Com esse kit, o Famous Chollima consegue controlar dezenas de máquinas simultaneamente, operar em fusos horários diferentes e executar tarefas de alto risco com baixa chance de detecção.

Implicações para o trabalho remoto e defesa cibernética

O cenário que emerge dessa investigação revela um novo tipo de ameaça que combina engenharia social, roubo de identidade, controle persistente de endpoint e automação via IA. Em um ambiente onde recrutamento remoto é padrão e o onboarding virtual é comum, a confiança se tornou uma vulnerabilidade crítica.
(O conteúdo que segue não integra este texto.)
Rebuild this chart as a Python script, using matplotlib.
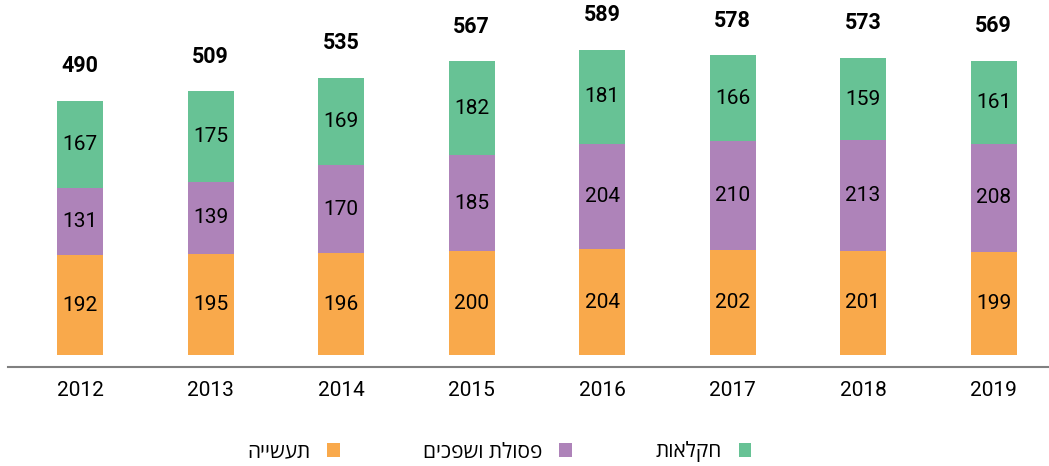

Sem a necessidade de invadir redes diretamente, o Grupo Lazarus explora o elo mais fraco, o candidato em busca de uma vaga. Isso cria um ponto de entrada extremamente confiável, porque:

  • A máquina pertence a uma pessoa real, logo passa por verificações KYC sem bloquear.
  • A identidade é legítima, portanto sistemas antifraude têm dificuldade em detectar atividades suspeitas.
  • A presença de acessos remotos “legítimos” dificulta a análise forense posterior.
  • O trabalho remoto naturaliza solicitações de software adicional, reduzindo desconfiança.

Diante desse contexto, empresas precisam reavaliar seus processos internos. Setores de RH devem incorporar protocolos de verificação e conscientização contra golpes de recrutamento, enquanto equipes de TI e segurança precisam reforçar treinamentos de engenharia social, validar ferramentas permitidas para trabalho remoto e monitorar acessos remotos incomuns.

A mensagem central é clara, qualquer empresa pode ser vítima. Do ponto de vista defensivo, as medidas essenciais incluem:

  • Educação constante sobre golpes de contratação, especialmente para vagas internacionais.
  • Políticas rígidas de BYOD, limitando softwares permitidos no dispositivo do funcionário.
  • Monitoramento de comportamentos anômalos, incluindo acessos remotos fora do padrão.
  • Verificação de identidade multifatorial para todas as etapas internas, reduzindo riscos de fraude.
  • Treinamentos focados em engenharia social e phishing direcionado.

O impacto estratégico desses ataques vai além de uma simples invasão, trata-se de infiltração silenciosa, gradual e altamente eficiente. À medida que o trabalho remoto se consolida, a proteção da identidade digital se torna tão importante quanto a proteção do endpoint.